TAUT LOUD AGGROCK (aggressive, not agricultural)


Reviewer: A--- P--



The problem with death metal is the vocals. No matter how intricate and compelling the music, if you layer an irritating growly nitwit on top of it the resulting din is intolerable. At first I felt this way about Jesus Lizard. The guitar, bass and drum work of this now defunct quartet brought together jazz-like precision and understated menace to form a potent sonic assault. However, you can't listen to them without having to endure David Yow's maniac vocals, which almost always sound as though he's drunk, high and hearing-damaged. He's not as headache-inducing as, say, the lead singer for Napalm Death, but his screams and shrieks are unlikely to win a place in charm school anytime soon.


Nevertheless, although Yow's singing is an acquired taste, his crazy vocals are actually a necessary counterpoint to the buzzing riffs and clamoring backing of Denison/Sims/McNeilly. Aphex Twin's songs often have a beautiful melody but also a screechy nails-on-blackboard sound, and Jesus Lizard are similar. You just have to accept the contrast. The same theory applies (theoretically) to that mole on Cindy Crawford's face.



(fig a: the "Jesus Lizard" of modeling.)


"Bang" is a compilation of odds and ends from Jesus Lizard's stint at Touch n' Go. It has some live numbers, some b-sides and some classic singles-- a good introduction to their work. I disagree with the reviewer who said the live tracks suck due to the absence of Steve Albini. It's true that they don't have the same polished sheen as the studio tracks, but they're certainly listenable. Hearing the live bits now, you can sense what a force Jesus Lizard were in concert. The one time I saw them, I thought Yow was going to explode. You don't see that much genuine lunacy onstage these days, which is a shame, because shows are always more exciting when there's a chance, however slight, that the lead singer might kill you.

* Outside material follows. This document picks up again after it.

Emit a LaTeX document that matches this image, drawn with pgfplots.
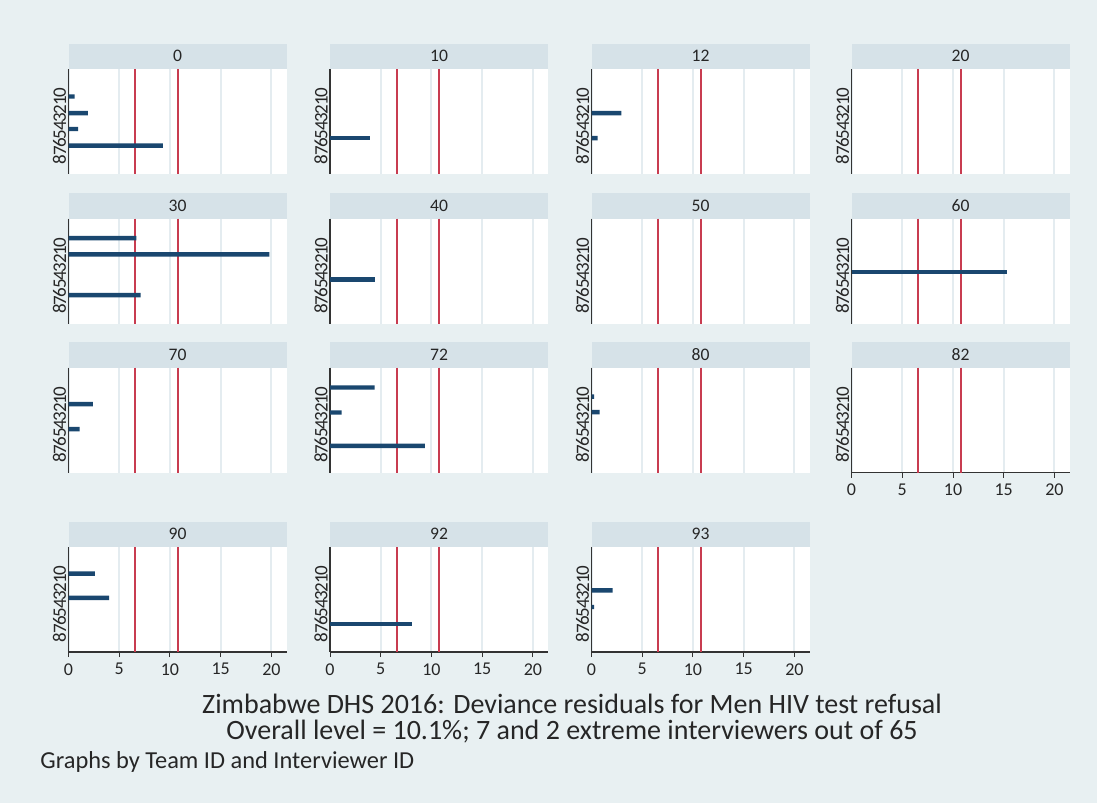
\documentclass[border=0pt]{standalone}
\usepackage{pgfplots}
\pgfplotsset{compat=1.18}
\usepackage{fontspec}
\setmainfont{Carlito}
\definecolor{bgcol}{RGB}{232,240,242}
\definecolor{stripcol}{RGB}{214,226,232}
\definecolor{barcol}{RGB}{26,71,111}
\definecolor{redcol}{RGB}{200,60,80}
\definecolor{gridcol}{RGB}{228,236,240}
\pgfplotsset{
  panel/.style={
    anchor=north west, scale only axis, width=109pt, height=52.5pt,
    xmin=0, xmax=21.48, ymin=-2.5, ymax=10.1, y dir=reverse,
    axis lines*=left, separate axis lines,
    axis line style={black!80, line width=0.6pt},
    axis background/.style={fill=white},
    xtick={0,5,10,15,20}, xmajorgrids, grid style={gridcol, line width=1pt},
    ytick={0,...,8},
    yticklabel style={rotate=90, anchor=south, font=\fontsize{9.5}{9.5}\selectfont, inner sep=1pt, xshift=-1.5pt, text=black!85},
    ytick style={draw=none},
    xtick align=outside, major tick length=2.5pt,
    xtick style={black!80, line width=0.5pt},
    xticklabel style={font=\fontsize{9}{9}\selectfont, inner sep=1pt, yshift=-2pt, text=black!85},
    /pgf/number format/assume math mode=true,
    clip=false,
  },
  noxaxis/.style={xticklabels={}, x axis line style={draw=none}, xtick style={draw=none}},
  bars/.style={xbar, bar width=2.2pt, fill=barcol, draw=none, forget plot},
}
\newcommand{\reflines}{%
  \addplot[redcol, line width=1pt] coordinates {(6.6,-2.5) (6.6,10.1)};
  \addplot[redcol, line width=1pt] coordinates {(10.75,-2.5) (10.75,10.1)};
}
% strip header: x (px), top of plot (px), label
\newcommand{\strip}[3]{%
  \fill[stripcol] ({#1*0.5pt},{-(#2-25.5)*0.5pt}) rectangle ({(#1+218)*0.5pt},{-#2*0.5pt});
  \node[font=\fontsize{8.8}{8.8}\selectfont, text=black!85] at ({(#1+109)*0.5pt},{-(#2-12.75)*0.5pt}) {#3};
}
\begin{document}
\begin{tikzpicture}
\fill[bgcol] (0,0) rectangle (548.5pt,-401.5pt);
% ---------- row 1 ----------
\strip{68.5}{69}{0}
\begin{axis}[panel, noxaxis, at={(34.25pt,-34.5pt)}]
  \reflines
  \addplot[bars] coordinates {(0.6,0.8) (1.9,2.8) (0.95,4.7) (9.3,6.7)};
\end{axis}
\strip{330}{69}{10}
\begin{axis}[panel, noxaxis, at={(165pt,-34.5pt)}]
  \reflines
  \addplot[bars] coordinates {(3.9,5.8)};
\end{axis}
\strip{591.5}{69}{12}
\begin{axis}[panel, noxaxis, at={(295.75pt,-34.5pt)}]
  \reflines
  \addplot[bars] coordinates {(2.95,2.8) (0.6,5.8)};
\end{axis}
\strip{851.5}{69}{20}
\begin{axis}[panel, noxaxis, at={(425.75pt,-34.5pt)}]
  \reflines
\end{axis}
% ---------- row 2 ----------
\strip{68.5}{218.5}{30}
\begin{axis}[panel, noxaxis, at={(34.25pt,-109.25pt)}]
  \reflines
  \addplot[bars] coordinates {(6.7,-0.15) (19.8,1.8) (7.1,6.7)};
\end{axis}
\strip{330}{218.5}{40}
\begin{axis}[panel, noxaxis, at={(165pt,-109.25pt)}]
  \reflines
  \addplot[bars] coordinates {(4.4,4.8)};
\end{axis}
\strip{591.5}{218.5}{50}
\begin{axis}[panel, noxaxis, at={(295.75pt,-109.25pt)}]
  \reflines
\end{axis}
\strip{851.5}{218.5}{60}
\begin{axis}[panel, noxaxis, at={(425.75pt,-109.25pt)}]
  \reflines
  \addplot[bars] coordinates {(15.3,3.9)};
\end{axis}
% ---------- row 3 ----------
\strip{68.5}{367.5}{70}
\begin{axis}[panel, noxaxis, at={(34.25pt,-183.75pt)}]
  \reflines
  \addplot[bars] coordinates {(2.4,1.9) (1.1,4.9)};
\end{axis}
\strip{330}{367.5}{72}
\begin{axis}[panel, noxaxis, at={(165pt,-183.75pt)}]
  \reflines
  \addplot[bars] coordinates {(4.4,-0.1) (1.15,2.9) (9.35,6.9)};
\end{axis}
\strip{591.5}{367.5}{80}
\begin{axis}[panel, noxaxis, at={(295.75pt,-183.75pt)}]
  \reflines
  \addplot[bars] coordinates {(0.25,1.0) (0.8,2.85)};
\end{axis}
\strip{851.5}{367.5}{82}
\begin{axis}[panel, at={(425.75pt,-183.75pt)}]
  \reflines
\end{axis}
% ---------- row 4 ----------
\strip{68.5}{547}{90}
\begin{axis}[panel, at={(34.25pt,-273.5pt)}]
  \reflines
  \addplot[bars] coordinates {(2.6,0.7) (4.0,3.6)};
\end{axis}
\strip{330}{547}{92}
\begin{axis}[panel, at={(165pt,-273.5pt)}]
  \reflines
  \addplot[bars] coordinates {(8.1,6.75)};
\end{axis}
\strip{591.5}{547}{93}
\begin{axis}[panel, at={(295.75pt,-273.5pt)}]
  \reflines
  \addplot[bars] coordinates {(2.07,2.7) (0.25,4.7)};
\end{axis}
% ---------- titles ----------
\node[font=\fontsize{14}{14}\selectfont, text=black!85] at (286pt,-352pt) {Zimbabwe DHS 2016: Deviance residuals for Men HIV test refusal};
\node[font=\fontsize{14}{14}\selectfont, text=black!85] at (286pt,-366pt) {Overall level = 10.1\%; 7 and 2 extreme interviewers out of 65};
\node[font=\fontsize{12.2}{12.2}\selectfont, text=black!85, anchor=west, inner sep=0pt] at (20pt,-381pt) {Graphs by Team ID and Interviewer ID};
\end{tikzpicture}
\end{document}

What other bands today are mining Jesus Lizard's groove? Theirs was an urgent, off-kilter, aggressive rock that dispensed with frat-boy booziness (Limp Bizkit et al) in favor of a genuinely unsettling sonic and lyrical attack. The sharp riffs and paranoid psychotic lyrics of songs like "Monkey Trick" and "Fly on the Wall" induce skin crawling even as you rock out. While that might sound unpleasant, it must be remembered that art doesn't have to soothe. Jesus Lizard vexed.